The newspaper said the United States informed Damascus of the coup attempt. Al Watan said U.S. officials felt the coup attempt would undermine Syria's attempts to negotiate with Israel and show Damascus as too unstable to arrive at an agreement.

On Monday, the London-based Al Sharq al-Awsat newspaper quoted Democratic Front for the Liberation of Palestine chief Nayef Hawatmeh as saying that last month Palestinian opposition factions to PLO chairman Yasser Arafat clashed in refugee camps in Beirut and Damascus. He said people were killed in the clash and this led to a Syrian demand that the factions end their military struggle against Israel.

Hawatmeh said the fighting concerned efforts by Palestinian Authority Chairman Yasser Arafat to woo opposition groups to join efforts to draft Palestinian positions in advance of final status talks with Israel.

Over the last month, Syria's media have raised suggestions that Israel regards Damascus as weak and unstable.
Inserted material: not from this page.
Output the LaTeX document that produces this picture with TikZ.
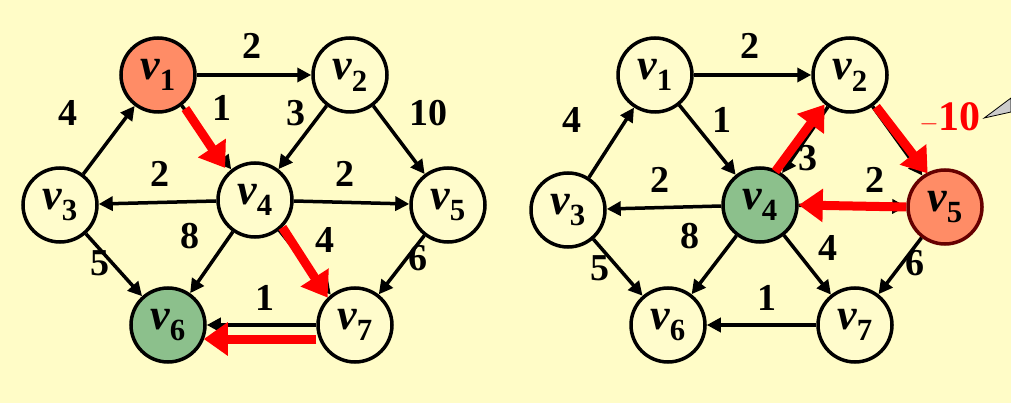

Israeli sources had reported signs of instability in Assad's regime and suggested this was the key reason it was interested in reviving peace talks with the Jewish state.

Assad's aides told Western diplomats that the president had cancelled his plans to attend Hassan's funeral in Rabat because Prime Minister Ehud Barak was also to arrive. But the diplomats rejected this, pointing to Israel's attendance at the funeral of Jordan's King Hussein. The 69-year-old Assad was also said to have been feeling weak lately.

The newspaper did not provide details of the coup attempt. But it said that Assad's regime was filled with rival factions.

Western diplomats, however, said over the last month Assad appears to have given his son, Bashar, more diplomatic duties. Col. Bashar Assad is currently on a tour of the Gulf, where on Monday he is to hold talks with Kuwait's emir.

The 34-year-old Bashar told the London-based Al Wasat magazine that resistance groups now fighting Israel will have to lay down their arms once a peace agreement is reached with the Jewish state. This would include Hizbullah.

"When the reasons which led to the birth of the resistance wither away, its followers will return to normal life and sacrifice themselves for their country in other ways, that is, once they achieve the victory they had hoped for," he said. "A certain reality imposed the taking of a choice on them. The resistance was not launched out of a love of combat or bloodshed without any objective."